Coherent exciton spin dynamics and three-dimensional quantum state tomography in a single InAlAs quantum dot

TL;DR

This study demonstrates detailed three-dimensional quantum state tomography of exciton spins in a single InAlAs quantum dot, revealing long coherence times and the influence of exchange interactions under quasi-resonant excitation.

Contribution

It introduces a comprehensive method for quantum state tomography of exciton spins, highlighting the dynamics and coherence properties in a single quantum dot with minimal nuclear influence.

Findings

Observed quantum beats indicating fine-structure splitting of ~19.6 μeV.

Long-lived spin coherence of approximately 1.1 ns was measured.

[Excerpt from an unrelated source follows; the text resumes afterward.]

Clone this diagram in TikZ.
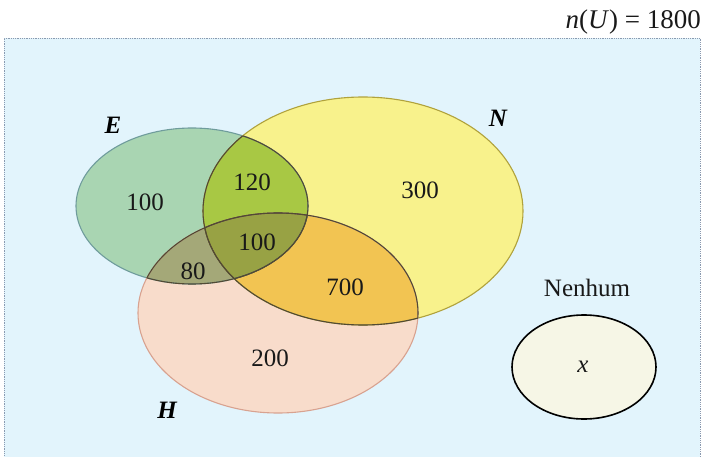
\documentclass[tikz,border=0pt]{standalone}
\usepackage{fontspec}
\setmainfont{Liberation Serif}
\usetikzlibrary{backgrounds}

% region colours
\definecolor{bgblue}{HTML}{E2F4FC}
\definecolor{frameline}{HTML}{8A9AB0}
\definecolor{efill}{HTML}{A9D5B2}
\definecolor{nfill}{HTML}{F8F28C}
\definecolor{hfill}{HTML}{F8DCCB}
\definecolor{enfill}{HTML}{A8C844}
\definecolor{ehfill}{HTML}{A4A878}
\definecolor{nhfill}{HTML}{F2C452}
\definecolor{enhfill}{HTML}{98A244}
\definecolor{eline}{HTML}{6F9C9C}
\definecolor{nline}{HTML}{B0A23C}
\definecolor{hline}{HTML}{D8A290}
\definecolor{lensline}{HTML}{524A34}
\definecolor{nonefill}{HTML}{F6F6E6}

\tikzset{
  numlabel/.style={font=\fontsize{25}{28}\selectfont, text=black!90, inner sep=0pt},
  setlabel/.style={font=\fontsize{25}{28}\selectfont\bfseries\itshape, inner sep=0pt},
  outline/.style={line width=1.1pt},
}

\def\Epath{(192,206) ellipse [x radius=116, y radius=78]}
\def\Npath{(363,211) ellipse [x radius=160, y radius=114]}
\def\Hpath{(278,313) ellipse [x radius=140, y radius=100]}

\begin{document}
\begin{tikzpicture}[x=1pt,y=-1pt]
\useasboundingbox (0,0) rectangle (704,457);
\clip (0,0) rectangle (704,457);

% universe frame
\fill[bgblue] (4,38) rectangle (700,470);
\draw[frameline, line width=0.8pt, densely dotted] (4,470) -- (4,38) -- (700,38) -- (700,470);

% single sets
\fill[efill] \Epath;
\fill[nfill] \Npath;
\fill[hfill] \Hpath;

% pairwise overlaps
\begin{scope}
  \clip \Epath;
  \fill[enfill] \Npath;
  \fill[ehfill] \Hpath;
\end{scope}
\begin{scope}
  \clip \Npath;
  \fill[nhfill] \Hpath;
\end{scope}
% triple overlap
\begin{scope}
  \clip \Epath;
  \clip \Npath;
  \fill[enhfill] \Hpath;
\end{scope}

% set outlines
\draw[eline, outline] \Epath;
\draw[nline, outline] \Npath;
\draw[hline, outline] \Hpath;

% darker arcs inside the overlaps
\begin{scope}
  \clip \Epath;
  \draw[lensline, outline] \Npath;
  \draw[lensline, outline] \Hpath;
\end{scope}
\begin{scope}
  \clip \Npath;
  \draw[lensline, outline] \Epath;
  \draw[lensline, outline] \Hpath;
\end{scope}
\begin{scope}
  \clip \Hpath;
  \draw[lensline, outline] \Epath;
  \draw[lensline, outline] \Npath;
\end{scope}

% the empty set of "none"
\draw[black, line width=1.6pt, fill=nonefill] (584,367) ellipse [x radius=72, y radius=52];

% counts
\node[numlabel] (eonly) at (145,202) {100};
\node[numlabel] (en) at (252,182) {120};
\node[numlabel] (nonly) at (420,190) {300};
\node[numlabel] (enh) at (257,242) {100};
\node[numlabel] (eh) at (193,271) {80};
\node[numlabel] (nh) at (345,287) {700};
\node[numlabel] (honly) at (270,358) {200};
\node[numlabel] (xval) at (583,367) {\textit{x}};

% set names
\node[setlabel] (lblE) at (113,125) {E};
\node[setlabel] (lblN) at (498,118) {N};
\node[setlabel] (lblH) at (167,410) {H};
\node[numlabel] (lblnone) at (587,288) {Nenhum};

% size of the universe
\node[numlabel, font=\fontsize{27}{30}\selectfont, anchor=east] (total) at (701,22) {\textit{n}(\textit{U}) = 1800};
\end{tikzpicture}
\end{document}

Spin-formation time is shorter than the instrument response, enabling precise spin dynamics analysis.

Abstract

We investigate the coherent exciton spin dynamics in a single InAlAs/AlGaAs quantum dot using time-resolved quantum state tomography. Under two-LO-phonon quasi-resonant excitation of neutral exciton, we observe pronounced quantum beats in the circular and diagonal polarization components, reflecting the fine-structure splitting ($\Delta \approx 19.6 \ \mu\text{eV}$). By employing a global fitting procedure across three orthogonal polarization bases, we demonstrate that the spin evolution is consistently described by a unified Hamiltonian dominated by the anisotropic exchange interaction. While the initial degree of circular polarization is limited to $\approx 0.28$ due to fast relaxation processes during carrier cooling, the subsequent dynamics reveal a long-lived spin coherence ($1.1 \pm 0.2$ ns) that exceeds the exciton lifetime ($\sim 767$ ps). Our analysis reveals that the spin-formation time is significantly shorter than the instrument response function, and the absence of a discernible Overhauser shift confirms a negligible influence from the local nuclear environment under the present conditions. These results provide a quantitative benchmark for the three-dimensional reconstruction of spin trajectories using differential polarization signals, demonstrating the feasibility of using quasi-resonant excitation for stable spin initialization in semiconductor nanostructures.